Vers 2020, lorsque les travaux seront terminés, 8 000 habitants vivront ici dans des logements denses, mais respectueux de la sphère intime et profiteront, avec les 12 000 résidents des quartiers alentour, de services et de lieux publics propices aux moments partagés. Les premiers emménagements ont eu lieu en 2010 et un millier de familles vivent aujourd’hui à Beauséjour. La plupart sont enthousiastes et adhèrent au projet écocitoyen. Cette ville, que ses acteurs veulent « frugale et désirable », pourrait bien devenir un modèle d’aménagement urbain écoresponsable en milieu tropical…
1. En créole "case à terre", maison individuelle en rez-de-chaussée, suovent entourée d'un jardin luxuriant.

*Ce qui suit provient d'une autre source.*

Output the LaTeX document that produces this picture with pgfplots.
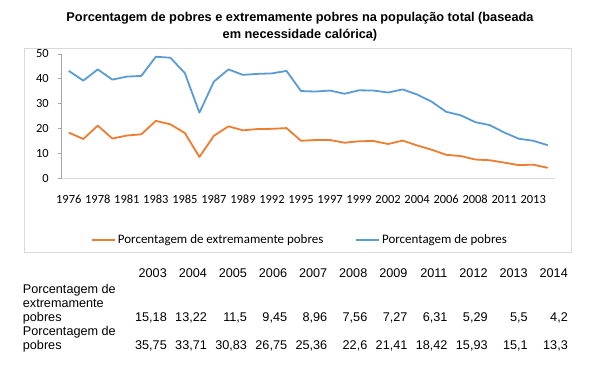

2. La meilleure orientation dans l'hémisphère sud
3. Le 2 janvier 2014, l'œil de Béjisa, un cyclone tropical particulièrement puissant, a touché de plein fouet l'île par l'ouest et occasionné de très nombreux dégâts.
4. Véranda en bois située à l'entrée des cases créoles.
5. En créole "guette à lui", kiosque en bois permettant de surveiller la rue depuis le jardin.